USHUAIA, Argentina (Reuters) - A helicopter from a huge luxury yacht owned by Microsoft co-founder Paul Allen, made an emergency landing on water in Argentina on Monday, but neither Allen nor Bill Gates were on board.
Paul Allen’s spokesman said a co-pilot was hurt when the helicopter came down on chilly waters in the bay off the southern Argentine tourist city of Ushuaia, a jumping off point for Antarctic cruises.
“Paul landed in Ushuaia soon after the accident ... He was going to join up with the Octopus on a private vacation to explore Antarctica,” spokesman David Postman said, referring to the $200 million Octopus yacht.
Facilities on the vessel — once the world’s largest privately owned yacht — include two helicopters and a professional recording studio. It has a permanent staff of 60 crew members.

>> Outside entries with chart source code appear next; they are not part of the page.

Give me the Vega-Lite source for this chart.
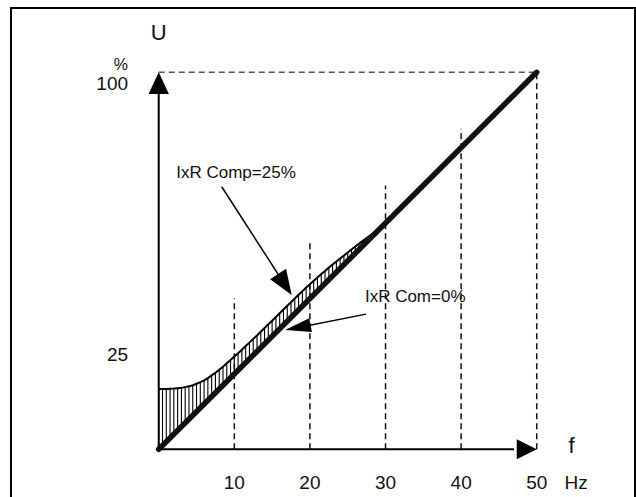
{
  "$schema": "https://vega.github.io/schema/vega-lite/v6.json",
  "width": 624,
  "height": 491,
  "autosize": "none",
  "padding": {"left": 11, "top": 8, "right": 1, "bottom": 0},
  "background": "white",
  "config": {"view": {"stroke": "black", "strokeWidth": 2}, "font": "Liberation Sans"},
  "datasets": {
    "curve": [
      {"f": 0, "u": 16.0, "lin": 0}, {"f": 0.5, "u": 16.0, "lin": 1}, {"f": 1, "u": 16.0, "lin": 2},
      {"f": 1.5, "u": 16.05, "lin": 3}, {"f": 2, "u": 16.1, "lin": 4}, {"f": 2.5, "u": 16.2, "lin": 5},
      {"f": 3, "u": 16.3, "lin": 6}, {"f": 3.5, "u": 16.5, "lin": 7}, {"f": 4, "u": 16.7, "lin": 8},
      {"f": 4.5, "u": 17.0, "lin": 9}, {"f": 5, "u": 17.4, "lin": 10}, {"f": 5.5, "u": 17.8, "lin": 11},
      {"f": 6, "u": 18.3, "lin": 12}, {"f": 6.5, "u": 18.9, "lin": 13}, {"f": 7, "u": 19.6, "lin": 14},
      {"f": 7.5, "u": 20.3, "lin": 15}, {"f": 8, "u": 21.1, "lin": 16}, {"f": 8.5, "u": 21.9, "lin": 17},
      {"f": 9, "u": 22.8, "lin": 18}, {"f": 9.5, "u": 23.7, "lin": 19}, {"f": 10, "u": 24.6, "lin": 20},
      {"f": 10.5, "u": 25.5, "lin": 21}, {"f": 11, "u": 26.4, "lin": 22}, {"f": 11.5, "u": 27.4, "lin": 23},
      {"f": 12, "u": 28.3, "lin": 24}, {"f": 12.5, "u": 29.3, "lin": 25}, {"f": 13, "u": 30.2, "lin": 26},
      {"f": 13.5, "u": 31.2, "lin": 27}, {"f": 14, "u": 32.2, "lin": 28}, {"f": 14.5, "u": 33.2, "lin": 29},
      {"f": 15, "u": 34.1, "lin": 30}, {"f": 15.5, "u": 35.1, "lin": 31}, {"f": 16, "u": 36.1, "lin": 32},
      {"f": 16.5, "u": 37.1, "lin": 33}, {"f": 17, "u": 38.1, "lin": 34}, {"f": 17.5, "u": 39.0, "lin": 35},
      {"f": 18, "u": 40.0, "lin": 36}, {"f": 18.5, "u": 41.0, "lin": 37}, {"f": 19, "u": 41.9, "lin": 38},
      {"f": 19.5, "u": 42.9, "lin": 39}, {"f": 20, "u": 43.8, "lin": 40}, {"f": 20.5, "u": 44.7, "lin": 41},
      {"f": 21, "u": 45.6, "lin": 42}, {"f": 21.5, "u": 46.5, "lin": 43}, {"f": 22, "u": 47.3, "lin": 44},
      {"f": 22.5, "u": 48.2, "lin": 45}, {"f": 23, "u": 49.0, "lin": 46}, {"f": 23.5, "u": 49.8, "lin": 47},
      {"f": 24, "u": 50.6, "lin": 48}, {"f": 24.5, "u": 51.4, "lin": 49}, {"f": 25, "u": 52.2, "lin": 50},
      {"f": 25.5, "u": 53.0, "lin": 51}, {"f": 26, "u": 53.8, "lin": 52}, {"f": 26.5, "u": 54.55, "lin": 53},
      {"f": 27, "u": 55.3, "lin": 54}, {"f": 27.5, "u": 56.05, "lin": 55}, {"f": 28, "u": 56.8, "lin": 56},
      {"f": 28.5, "u": 57.55, "lin": 57}, {"f": 29, "u": 58.35, "lin": 58}, {"f": 29.5, "u": 59.15, "lin": 59},
      {"f": 30, "u": 60.0, "lin": 60}
    ]
  },
  "encoding": {
    "x": {"field": "f", "type": "quantitative", "scale": {"domain": [-19.54, 63.0], "nice": false, "zero": false}, "axis": null},
    "y": {"field": "u", "type": "quantitative", "scale": {"domain": [-13.18, 117.06], "nice": false, "zero": false}, "axis": null}
  },
  "layer": [
    {
      "data": {"values": [
        {"f": 10, "u": 0, "u2": 40}, {"f": 20, "u": 0, "u2": 55}, {"f": 30, "u": 0, "u2": 70},
        {"f": 40, "u": 0, "u2": 85}, {"f": 50, "u": 0, "u2": 100}
      ]},
      "mark": {"type": "rule", "color": "#111", "strokeWidth": 1.5, "strokeDash": [6, 4]},
      "encoding": {"y2": {"field": "u2"}}
    },
    {
      "data": {"values": [{"f": 0, "u": 100, "f2": 50}]},
      "mark": {"type": "rule", "color": "#555", "strokeWidth": 1.5, "strokeDash": [6, 4]},
      "encoding": {"x2": {"field": "f2"}}
    },
    {
      "data": {"name": "curve"},
      "mark": {"type": "rule", "color": "black", "strokeWidth": 1.1},
      "encoding": {"y2": {"field": "lin"}}
    },
    {
      "data": {"name": "curve"},
      "mark": {"type": "line", "color": "black", "strokeWidth": 2},
      "encoding": {}
    },
    {
      "data": {"values": [{"f": 0, "u": 0}, {"f": 50, "u": 100}]},
      "mark": {"type": "line", "color": "#111", "strokeWidth": 5.5, "strokeCap": "round"},
      "encoding": {}
    },
    {
      "data": {"values": [{"f": 0, "u": 0, "f2": 0, "u2": 96}, {"f": 0, "u": 0, "f2": 47, "u2": 0}]},
      "mark": {"type": "rule", "color": "black", "strokeWidth": 2},
      "encoding": {"x2": {"field": "f2"}, "y2": {"field": "u2"}}
    },
    {
      "data": {"values": [{"f": 8.33, "u": 69.65, "f2": 16.9, "u2": 43.0}, {"f": 27.42, "u": 35.86, "f2": 18.0, "u2": 32.1}]},
      "mark": {"type": "rule", "color": "black", "strokeWidth": 1.5},
      "encoding": {"x2": {"field": "f2"}, "y2": {"field": "u2"}}
    },
    {
      "data": {"values": [{"f": 0, "u": 100}]},
      "mark": {"type": "point", "shape": "M0,0L-0.47,1L0.47,1Z", "filled": true, "opacity": 1, "color": "black", "size": 1870, "angle": 0},
      "encoding": {}
    },
    {
      "data": {"values": [{"f": 50, "u": 0}]},
      "mark": {"type": "point", "shape": "M0,0L-0.5,1L0.5,1Z", "filled": true, "opacity": 1, "color": "black", "size": 1600, "angle": 90},
      "encoding": {}
    },
    {
      "data": {"values": [{"f": 17.59, "u": 40.93}]},
      "mark": {"type": "point", "shape": "M0,0L-0.38,1L0.38,1Z", "filled": true, "opacity": 1, "color": "black", "size": 2500, "angle": 147},
      "encoding": {}
    },
    {
      "data": {"values": [{"f": 16.71, "u": 31.64}]},
      "mark": {"type": "point", "shape": "M0,0L-0.27,1L0.27,1Z", "filled": true, "opacity": 1, "color": "black", "size": 2704, "angle": 259},
      "encoding": {}
    },
    {
      "data": {"values": [
        {"f": 10, "u": -8.94, "t": "10"}, {"f": 20, "u": -8.94, "t": "20"}, {"f": 30, "u": -8.94, "t": "30"},
        {"f": 40, "u": -8.94, "t": "40"}, {"f": 50, "u": -8.94, "t": "50"}, {"f": 55.2, "u": -8.94, "t": "Hz"}
      ]},
      "mark": {"type": "text", "fontSize": 19, "align": "center", "baseline": "middle", "color": "#111"},
      "encoding": {"text": {"field": "t"}}
    },
    {
      "data": {"values": [{"f": -4.06, "u": 96.8, "t": "100"}, {"f": -4.06, "u": 25, "t": "25"}]},
      "mark": {"type": "text", "fontSize": 19, "align": "right", "baseline": "middle", "color": "#111"},
      "encoding": {"text": {"field": "t"}}
    },
    {
      "data": {"values": [{"f": -4.06, "u": 101.9, "t": "%"}]},
      "mark": {"type": "text", "fontSize": 16, "align": "right", "baseline": "middle", "color": "#111"},
      "encoding": {"text": {"field": "t"}}
    },
    {
      "data": {"values": [{"f": 0, "u": 110.5, "t": "U"}, {"f": 54.6, "u": 0.9, "t": "f"}]},
      "mark": {"type": "text", "fontSize": 22, "align": "center", "baseline": "middle", "color": "#111"},
      "encoding": {"text": {"field": "t"}}
    },
    {
      "data": {"values": [{"f": 10.22, "u": 73.3, "t": "IxR Comp=25%"}, {"f": 33.93, "u": 40.5, "t": "IxR Com=0%"}]},
      "mark": {"type": "text", "fontSize": 17, "align": "center", "baseline": "middle", "color": "#111"},
      "encoding": {"text": {"field": "t"}}
    }
  ]
}
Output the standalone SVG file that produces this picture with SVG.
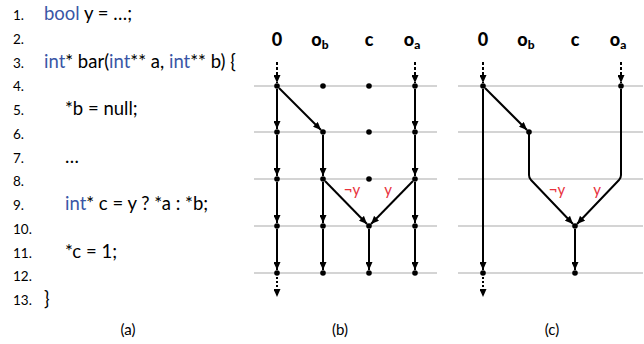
<svg xmlns="http://www.w3.org/2000/svg" width="644" height="344" viewBox="0 0 644 344">
<style>
text{font-family:Lato,"Open Sans","Liberation Sans",sans-serif;fill:#000}
.ln{font-size:13.5px}
.cd{font-size:18.5px}
.kw{fill:#3a56a6}
.hd{font-size:18px;font-weight:900;text-anchor:middle}
.sub{font-size:12px;font-weight:900}
.cap{font-size:15px;text-anchor:middle}
.lbl{font-size:15px;fill:#e8323c;text-anchor:middle}
.grid line{stroke:#d4d4d4;stroke-width:2}
.e{stroke:#000;stroke-width:2;fill:none;marker-end:url(#ah)}
.d{stroke:#000;stroke-width:2;fill:none;stroke-dasharray:3 2;marker-end:url(#ah)}
.dot{stroke:#000;stroke-width:2;fill:none;stroke-dasharray:2 2;marker-end:url(#ah)}
circle{fill:#000}
</style>
<defs>
<marker id="ah" markerUnits="userSpaceOnUse" markerWidth="8" markerHeight="7" refX="8" refY="3.5" orient="auto">
<path d="M0,0 L8,3.5 L0,7 z" fill="#000"/>
</marker>
</defs>

<!-- (a) code -->
<g id="code">
<text class="ln" x="13" y="20">1.</text><text class="cd" x="44" y="20"><tspan class="kw">bool</tspan> y = …;</text>
<text class="ln" x="13" y="44">2.</text>
<text class="ln" x="13" y="68">3.</text><text class="cd" x="44" y="68"><tspan class="kw">int</tspan>* bar(<tspan class="kw">int</tspan>** a, <tspan class="kw">int</tspan>** b) {</text>
<text class="ln" x="13" y="91">4.</text>
<text class="ln" x="13" y="115">5.</text><text class="cd" x="65" y="115">*b = null;</text>
<text class="ln" x="13" y="139">6.</text>
<text class="ln" x="13" y="163">7.</text><text class="cd" x="65" y="163">…</text>
<text class="ln" x="13" y="186">8.</text>
<text class="ln" x="13" y="210">9.</text><text class="cd" x="65" y="210"><tspan class="kw">int</tspan>* c = y ? *a : *b;</text>
<text class="ln" x="13" y="234">10.</text>
<text class="ln" x="13" y="258">11.</text><text class="cd" x="65" y="258">*c = 1;</text>
<text class="ln" x="13" y="281">12.</text>
<text class="ln" x="13" y="305">13.</text><text class="cd" x="44" y="305">}</text>
</g>
<text class="cap" x="128" y="335">(a)</text>
<text class="cap" x="340" y="335">(b)</text>
<text class="cap" x="552" y="335">(c)</text>

<!-- grid lines -->
<g class="grid">
<line x1="254" y1="86" x2="437" y2="86"/>
<line x1="254" y1="132" x2="437" y2="132"/>
<line x1="254" y1="179" x2="437" y2="179"/>
<line x1="254" y1="226" x2="437" y2="226"/>
<line x1="254" y1="273" x2="437" y2="273"/>
<line x1="458" y1="86" x2="643" y2="86"/>
<line x1="458" y1="132" x2="643" y2="132"/>
<line x1="458" y1="179" x2="643" y2="179"/>
<line x1="458" y1="226" x2="643" y2="226"/>
<line x1="458" y1="273" x2="643" y2="273"/>
</g>

<!-- headers -->
<g id="hdr-b">
<text class="hd" x="277" y="46">0</text>
<text class="hd" x="320" y="46">o<tspan class="sub" dy="3">b</tspan></text>
<text class="hd" x="369" y="46">c</text>
<text class="hd" x="412" y="46">o<tspan class="sub" dy="3">a</tspan></text>
</g>
<g id="hdr-c">
<text class="hd" x="483" y="46">0</text>
<text class="hd" x="526" y="46">o<tspan class="sub" dy="3">b</tspan></text>
<text class="hd" x="575" y="46">c</text>
<text class="hd" x="618" y="46">o<tspan class="sub" dy="3">a</tspan></text>
</g>

<!-- connectors -->
<g id="connectors">
<!-- (b) -->
<line class="d" x1="277" y1="62" x2="277" y2="83"/>
<line class="d" x1="415" y1="62" x2="415" y2="83"/>
<line class="e" x1="277" y1="89" x2="277" y2="129"/>
<line class="e" x1="277" y1="135" x2="277" y2="176"/>
<line class="e" x1="277" y1="182" x2="277" y2="223"/>
<line class="e" x1="277" y1="229" x2="277" y2="270"/>
<line class="dot" x1="277" y1="277" x2="277" y2="297"/>
<line class="e" x1="279" y1="88" x2="321" y2="130"/>
<line class="e" x1="323" y1="135" x2="323" y2="176"/>
<line class="e" x1="323" y1="182" x2="323" y2="223"/>
<line class="e" x1="323" y1="229" x2="323" y2="270"/>
<line class="e" x1="325" y1="181" x2="367" y2="224"/>
<line class="e" x1="413" y1="181" x2="371" y2="224"/>
<line class="e" x1="369" y1="229" x2="369" y2="270"/>
<line class="e" x1="415" y1="89" x2="415" y2="129"/>
<line class="e" x1="415" y1="135" x2="415" y2="176"/>
<line class="e" x1="415" y1="182" x2="415" y2="223"/>
<line class="e" x1="415" y1="229" x2="415" y2="270"/>
<!-- (c) -->
<line class="d" x1="483" y1="62" x2="483" y2="83"/>
<line class="d" x1="621" y1="62" x2="621" y2="83"/>
<line class="e" x1="483" y1="89" x2="483" y2="270"/>
<line class="dot" x1="483" y1="277" x2="483" y2="297"/>
<line class="e" x1="485" y1="88" x2="527" y2="130"/>
<path class="e" d="M529,134 V175 Q529,178 531,180 L573,224" style="stroke-linejoin:round"/>
<path class="e" d="M621,89 V175 Q621,178 619,180 L577,224" style="stroke-linejoin:round"/>
<line class="e" x1="575" y1="229" x2="575" y2="270"/>
</g>
<text class="lbl" x="352" y="195">¬y</text>
<text class="lbl" x="388" y="195">y</text>
<text class="lbl" x="557" y="195">¬y</text>
<text class="lbl" x="597" y="195">y</text>

<!-- nodes (b) -->
<g id="b-0-1"><circle cx="277" cy="86" r="2.8"/></g>
<g id="b-0-2"><circle cx="277" cy="132" r="2.8"/></g>
<g id="b-0-3"><circle cx="277" cy="179" r="2.8"/></g>
<g id="b-0-4"><circle cx="277" cy="226" r="2.8"/></g>
<g id="b-0-5"><circle cx="277" cy="273" r="2.8"/></g>
<g id="b-ob-1"><circle cx="323" cy="86" r="2.8"/></g>
<g id="b-ob-2"><circle cx="323" cy="132" r="2.8"/></g>
<g id="b-ob-3"><circle cx="323" cy="179" r="2.8"/></g>
<g id="b-ob-4"><circle cx="323" cy="226" r="2.8"/></g>
<g id="b-ob-5"><circle cx="323" cy="273" r="2.8"/></g>
<g id="b-c-1"><circle cx="369" cy="86" r="2.8"/></g>
<g id="b-c-2"><circle cx="369" cy="132" r="2.8"/></g>
<g id="b-c-3"><circle cx="369" cy="179" r="2.8"/></g>
<g id="b-c-4"><circle cx="369" cy="226" r="2.8"/></g>
<g id="b-c-5"><circle cx="369" cy="273" r="2.8"/></g>
<g id="b-oa-1"><circle cx="415" cy="86" r="2.8"/></g>
<g id="b-oa-2"><circle cx="415" cy="132" r="2.8"/></g>
<g id="b-oa-3"><circle cx="415" cy="179" r="2.8"/></g>
<g id="b-oa-4"><circle cx="415" cy="226" r="2.8"/></g>
<g id="b-oa-5"><circle cx="415" cy="273" r="2.8"/></g>
<!-- nodes (c) -->
<g id="c-0-1"><circle cx="483" cy="86" r="2.8"/></g>
<g id="c-0-5"><circle cx="483" cy="273" r="2.8"/></g>
<g id="c-ob-2"><circle cx="529" cy="132" r="2.8"/></g>
<g id="c-oa-1"><circle cx="621" cy="86" r="2.8"/></g>
<g id="c-c-4"><circle cx="575" cy="226" r="2.8"/></g>
<g id="c-c-5"><circle cx="575" cy="273" r="2.8"/></g>
</svg>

The helicopter took off from the Octopus carrying two crew members at about 8 a.m. local time (1100 GMT). It was not clear why an emergency landing was necessary, Postman said.
Crew members rushed to activate flotation devices and landed upright. A photograph showed the helicopter bobbing in the water, its rotor blades twisted.
“This was a close call,” Postman said. “We’re glad that the there was no danger to guests or crew.”
Allen, who founded Microsoft with Gates in 1975, is one of the world’s wealthiest people and a well-known philanthropist and adventurer.
Gates was in New York when the accident occurred.